Job:
Omit all images, then return the remaining material exactly as it stands.

* BEGIN Supplied material *

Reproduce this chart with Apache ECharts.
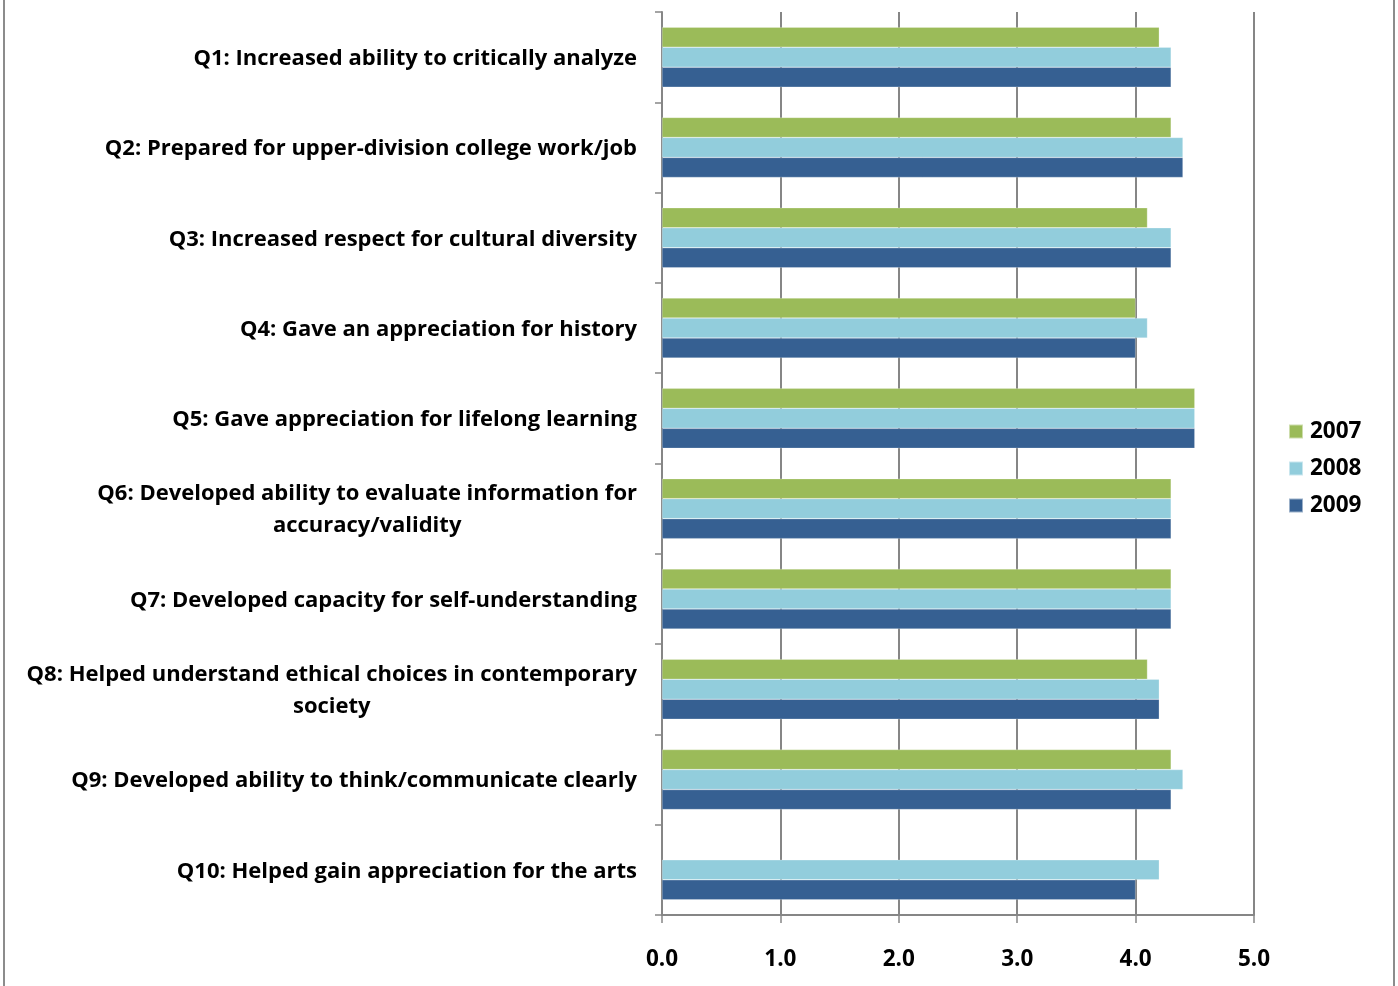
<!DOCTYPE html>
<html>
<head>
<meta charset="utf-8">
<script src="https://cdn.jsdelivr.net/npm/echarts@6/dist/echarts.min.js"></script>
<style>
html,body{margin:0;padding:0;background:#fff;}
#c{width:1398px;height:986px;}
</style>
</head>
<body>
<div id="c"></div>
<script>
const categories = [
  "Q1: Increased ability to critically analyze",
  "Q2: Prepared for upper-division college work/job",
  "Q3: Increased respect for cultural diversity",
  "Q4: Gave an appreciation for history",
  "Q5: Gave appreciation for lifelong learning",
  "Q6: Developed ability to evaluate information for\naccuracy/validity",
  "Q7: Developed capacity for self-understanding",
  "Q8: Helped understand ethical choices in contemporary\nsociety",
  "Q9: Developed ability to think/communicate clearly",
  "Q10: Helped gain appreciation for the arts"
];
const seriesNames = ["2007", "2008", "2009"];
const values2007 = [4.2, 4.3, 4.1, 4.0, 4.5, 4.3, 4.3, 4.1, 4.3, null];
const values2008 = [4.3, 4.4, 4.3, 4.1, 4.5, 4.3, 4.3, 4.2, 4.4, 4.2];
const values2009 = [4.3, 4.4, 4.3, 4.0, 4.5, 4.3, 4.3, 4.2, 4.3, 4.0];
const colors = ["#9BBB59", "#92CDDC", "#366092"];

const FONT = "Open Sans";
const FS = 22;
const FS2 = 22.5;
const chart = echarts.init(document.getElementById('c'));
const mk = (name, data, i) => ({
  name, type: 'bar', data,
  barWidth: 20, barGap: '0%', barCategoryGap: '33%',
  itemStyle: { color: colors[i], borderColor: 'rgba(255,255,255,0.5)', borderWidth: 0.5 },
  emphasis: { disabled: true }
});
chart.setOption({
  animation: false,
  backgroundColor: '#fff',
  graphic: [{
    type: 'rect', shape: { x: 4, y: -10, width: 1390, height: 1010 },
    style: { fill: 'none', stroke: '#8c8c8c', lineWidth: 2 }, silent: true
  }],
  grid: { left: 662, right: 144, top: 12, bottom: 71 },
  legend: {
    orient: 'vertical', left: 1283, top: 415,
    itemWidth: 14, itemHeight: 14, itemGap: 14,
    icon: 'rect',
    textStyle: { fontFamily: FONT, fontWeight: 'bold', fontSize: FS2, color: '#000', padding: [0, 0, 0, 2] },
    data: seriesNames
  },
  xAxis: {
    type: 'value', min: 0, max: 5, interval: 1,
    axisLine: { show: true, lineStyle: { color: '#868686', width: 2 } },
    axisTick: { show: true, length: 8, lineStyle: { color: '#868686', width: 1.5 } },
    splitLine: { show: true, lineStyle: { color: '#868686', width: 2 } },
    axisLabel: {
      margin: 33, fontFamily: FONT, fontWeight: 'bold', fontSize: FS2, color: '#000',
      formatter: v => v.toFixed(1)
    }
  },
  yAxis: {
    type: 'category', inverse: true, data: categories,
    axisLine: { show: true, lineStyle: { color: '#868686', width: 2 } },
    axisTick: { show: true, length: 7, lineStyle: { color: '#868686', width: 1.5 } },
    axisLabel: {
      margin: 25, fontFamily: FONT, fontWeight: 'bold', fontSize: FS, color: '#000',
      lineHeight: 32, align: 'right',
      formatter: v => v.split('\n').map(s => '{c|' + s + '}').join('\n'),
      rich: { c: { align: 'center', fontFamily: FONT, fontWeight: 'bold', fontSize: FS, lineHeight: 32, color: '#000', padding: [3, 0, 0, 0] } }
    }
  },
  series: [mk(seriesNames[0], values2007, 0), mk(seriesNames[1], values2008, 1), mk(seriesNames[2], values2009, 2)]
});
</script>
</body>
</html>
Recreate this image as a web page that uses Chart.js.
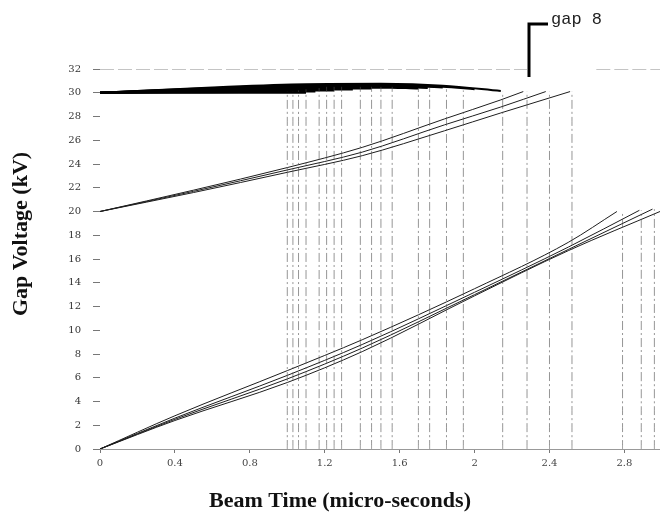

* END Supplied material *

Task output:
Reproduce this chart with Apache ECharts.
<!DOCTYPE html>
<html>
<head>
<meta charset="utf-8">
<script src="https://cdn.jsdelivr.net/npm/echarts@6/dist/echarts.min.js"></script>
<style>
html,body{margin:0;padding:0;background:#fff;}
#c{width:1398px;height:986px;}
</style>
</head>
<body>
<div id="c"></div>
<script>
const categories = [
  "Q1: Increased ability to critically analyze",
  "Q2: Prepared for upper-division college work/job",
  "Q3: Increased respect for cultural diversity",
  "Q4: Gave an appreciation for history",
  "Q5: Gave appreciation for lifelong learning",
  "Q6: Developed ability to evaluate information for\naccuracy/validity",
  "Q7: Developed capacity for self-understanding",
  "Q8: Helped understand ethical choices in contemporary\nsociety",
  "Q9: Developed ability to think/communicate clearly",
  "Q10: Helped gain appreciation for the arts"
];
const seriesNames = ["2007", "2008", "2009"];
const values2007 = [4.2, 4.3, 4.1, 4.0, 4.5, 4.3, 4.3, 4.1, 4.3, null];
const values2008 = [4.3, 4.4, 4.3, 4.1, 4.5, 4.3, 4.3, 4.2, 4.4, 4.2];
const values2009 = [4.3, 4.4, 4.3, 4.0, 4.5, 4.3, 4.3, 4.2, 4.3, 4.0];
const colors = ["#9BBB59", "#92CDDC", "#366092"];

const FONT = "Open Sans";
const FS = 22;
const FS2 = 22.5;
const chart = echarts.init(document.getElementById('c'));
const mk = (name, data, i) => ({
  name, type: 'bar', data,
  barWidth: 20, barGap: '0%', barCategoryGap: '33%',
  itemStyle: { color: colors[i], borderColor: 'rgba(255,255,255,0.5)', borderWidth: 0.5 },
  emphasis: { disabled: true }
});
chart.setOption({
  animation: false,
  backgroundColor: '#fff',
  graphic: [{
    type: 'rect', shape: { x: 4, y: -10, width: 1390, height: 1010 },
    style: { fill: 'none', stroke: '#8c8c8c', lineWidth: 2 }, silent: true
  }],
  grid: { left: 662, right: 144, top: 12, bottom: 71 },
  legend: {
    orient: 'vertical', left: 1283, top: 415,
    itemWidth: 14, itemHeight: 14, itemGap: 14,
    icon: 'rect',
    textStyle: { fontFamily: FONT, fontWeight: 'bold', fontSize: FS2, color: '#000', padding: [0, 0, 0, 2] },
    data: seriesNames
  },
  xAxis: {
    type: 'value', min: 0, max: 5, interval: 1,
    axisLine: { show: true, lineStyle: { color: '#868686', width: 2 } },
    axisTick: { show: true, length: 8, lineStyle: { color: '#868686', width: 1.5 } },
    splitLine: { show: true, lineStyle: { color: '#868686', width: 2 } },
    axisLabel: {
      margin: 33, fontFamily: FONT, fontWeight: 'bold', fontSize: FS2, color: '#000',
      formatter: v => v.toFixed(1)
    }
  },
  yAxis: {
    type: 'category', inverse: true, data: categories,
    axisLine: { show: true, lineStyle: { color: '#868686', width: 2 } },
    axisTick: { show: true, length: 7, lineStyle: { color: '#868686', width: 1.5 } },
    axisLabel: {
      margin: 25, fontFamily: FONT, fontWeight: 'bold', fontSize: FS, color: '#000',
      lineHeight: 32, align: 'right',
      formatter: v => v.split('\n').map(s => '{c|' + s + '}').join('\n'),
      rich: { c: { align: 'center', fontFamily: FONT, fontWeight: 'bold', fontSize: FS, lineHeight: 32, color: '#000', padding: [3, 0, 0, 0] } }
    }
  },
  series: [mk(seriesNames[0], values2007, 0), mk(seriesNames[1], values2008, 1), mk(seriesNames[2], values2009, 2)]
});
</script>
</body>
</html>
Recreate this image as a web page that uses Chart.js.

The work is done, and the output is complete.